La questione catalana

Il tema delle autonomie è stato al centro del dibattito politico europeo nel 2017, quando il Parlamento della Catalogna aveva convocato un referendum sull’indipendenza dalla Spagna. Il governo spagnolo lo riteneva illegittimo e per impedirlo aveva mobilitato tutte le forze di polizia, provocando tensioni e scontri tra gli indipendentisti e gli agenti. 

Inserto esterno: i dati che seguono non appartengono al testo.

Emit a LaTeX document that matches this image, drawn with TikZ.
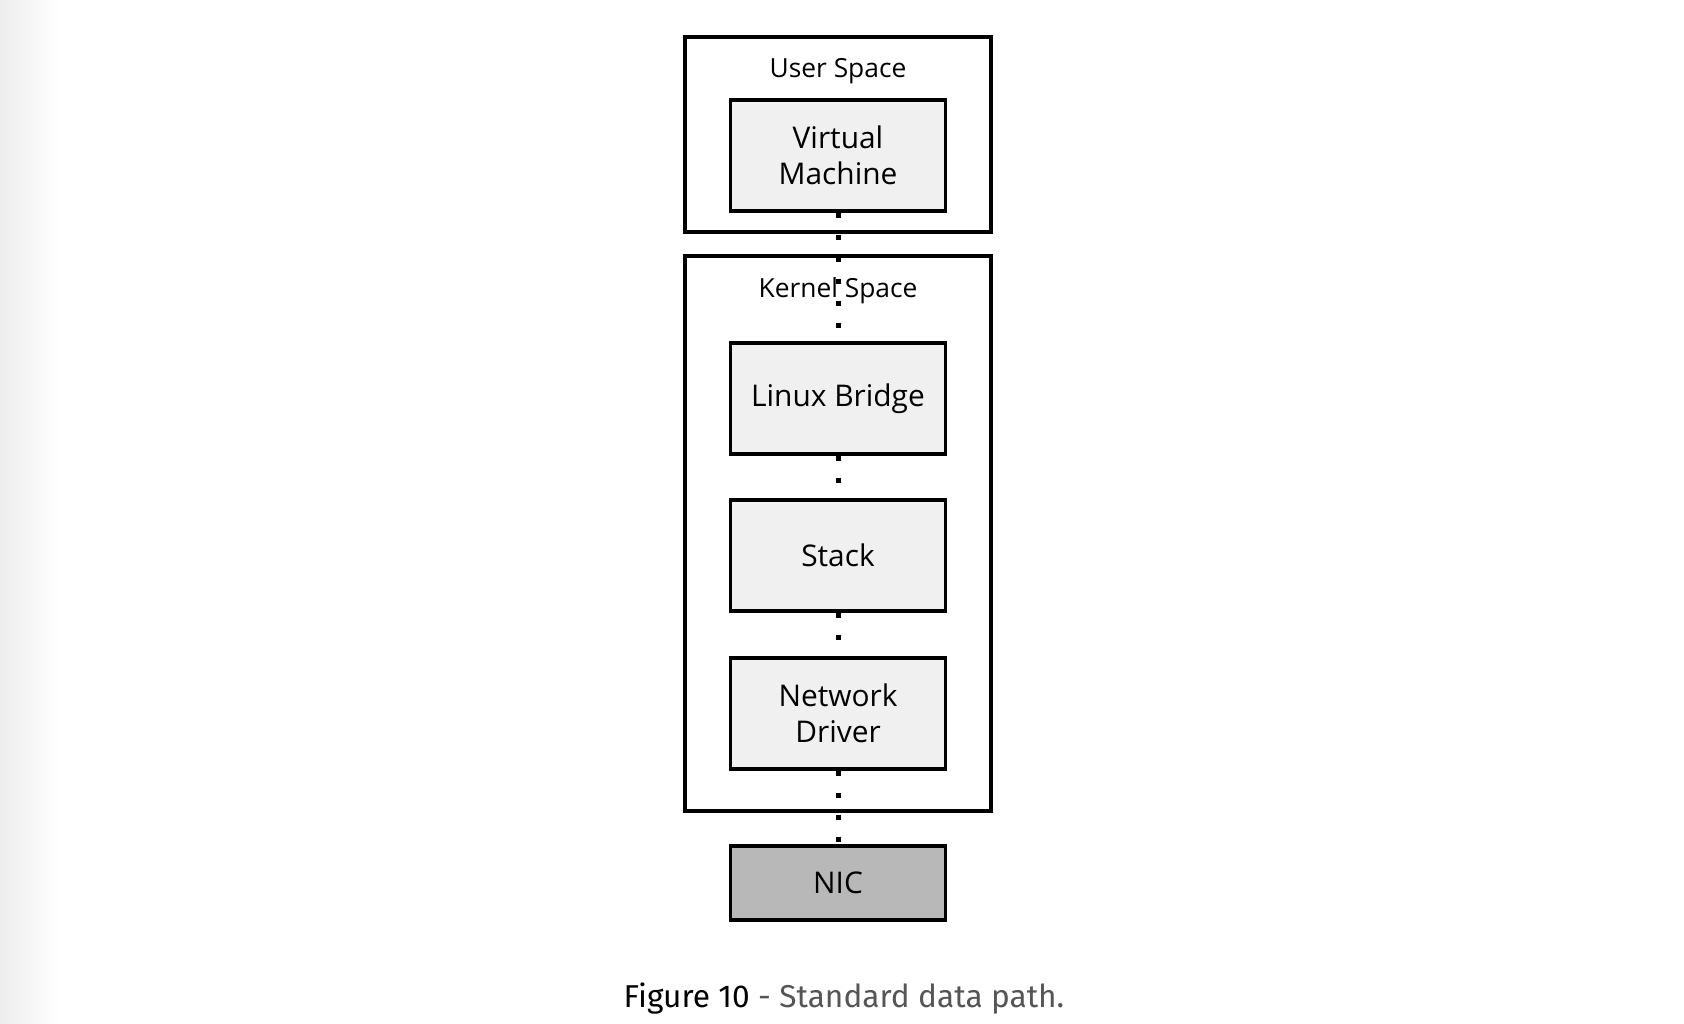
\documentclass[tikz,border=0pt]{standalone}
\usepackage{fontspec}
\setmainfont{Open Sans}
\newfontfamily\capfont{Fira Sans}
\usepackage{tikz}
\usetikzlibrary{positioning,calc}
\definecolor{boxgray}{RGB}{240,240,240}
\definecolor{nicgray}{RGB}{184,184,184}
\definecolor{capgray}{RGB}{85,85,85}

\begin{document}
\begin{tikzpicture}[x=0.02cm, y=-0.02cm,
    space/.style={rectangle, draw, line width=1.8pt, minimum width=6.12cm, inner sep=0pt},
    block/.style={rectangle, draw, line width=1.8pt, fill=boxgray, minimum width=4.3cm, minimum height=2.22cm, align=center, inner sep=0pt, font=\fontsize{17}{20.5}\selectfont},
    spacelabel/.style={anchor=base, inner sep=0pt, font=\fontsize{15}{18}\selectfont},
    link/.style={line width=0.1cm, dash pattern=on 0.1cm off 0.34cm}
]
\useasboundingbox (0,0) rectangle (1684,1024);
\shade[left color=black!7, right color=white] (0,0) rectangle (60,1024);

% User space
\node[space, minimum height=3.9cm] (user) at (838,134.5) {};
\node[spacelabel] (userlbl) at (838,78) {User Space};
\node[block] (vm) at (838,155.5) {Virtual\\Machine};

% Kernel space
\node[space, minimum height=11.1cm] (kernel) at (838,533.5) {};
\node[spacelabel] (kernellbl) at (838,297) {Kernel Space};
\node[block] (bridge) at (838,398.5) {Linux Bridge};
\node[block] (stack) at (838,555.5) {Stack};
\node[block] (driver) at (838,713.5) {Network\\Driver};

% NIC
\node[block, fill=nicgray, minimum height=1.48cm] (nic) at (838,883) {NIC};

% Data path
\draw[link] (vm) -- (bridge);
\draw[link] (bridge) -- (stack);
\draw[link] (stack) -- (driver);
\draw[link] (driver) -- (nic);

% Caption
\node[anchor=base, inner sep=0pt, font=\capfont\fontsize{18}{22}\selectfont] (caption) at (844,1007) {Figure 10 \textcolor{capgray}{- Standard data path.}};
\end{tikzpicture}
\end{document}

In quell’occasione sia Salvini sia Le Pen erano intervenuti sulla questione, esprimendo posizioni divergenti. Il segretario della Lega, che già tempo prima si era espresso a favore delle rivendicazioni catalane, aveva attaccato il governo spagnolo all’indomani del referendum: «Non è possibile che per impedire alla gente di votare e di scegliere si usino i manganelli e i proiettili di gomma». Salvini aveva criticato anche l’Unione europea, accusata di ipocrisia per la sua reazione di fronte alla violenza: «Sanzioni contro la Russia perché Putin non è democratico e silenzio su 700 cittadini manganellati perché chiedevano il diritto di votare». Il segretario concludeva il suo messaggio con un appello: «Viva l’autonomia, viva la libertà, ovunque i cittadini la richiedano».

All’epoca anche Marine Le Pen aveva accusato l’Unione europea, ma per motivi diversi. Secondo la leader francese «l’Ue è stata ipocrita sulla Catalogna, perché è lei a incoraggiare questo genere di rivendicazioni separatiste avendo rapporti con le regioni». Allo stesso tempo, un comunicato ufficiale del partito (che allora si chiamava Front National) criticava «l’atteggiamento settario degli indipendentisti sostenuti dall’estrema sinistra catalana, totalitaria e antidemocratica, che ha avviato questo processo contro una decisione della giustizia costituzionale».

Le Pen e Salvini sono alleati da quasi dieci anni e i loro partiti hanno condiviso diverse battaglie, come quella contro l’immigrazione o contro l’attribuzione di maggiori poteri alle istituzioni europee. Allo stesso tempo, però, la Lega e il Rassemblement National restano distanti sulle autonomie locali.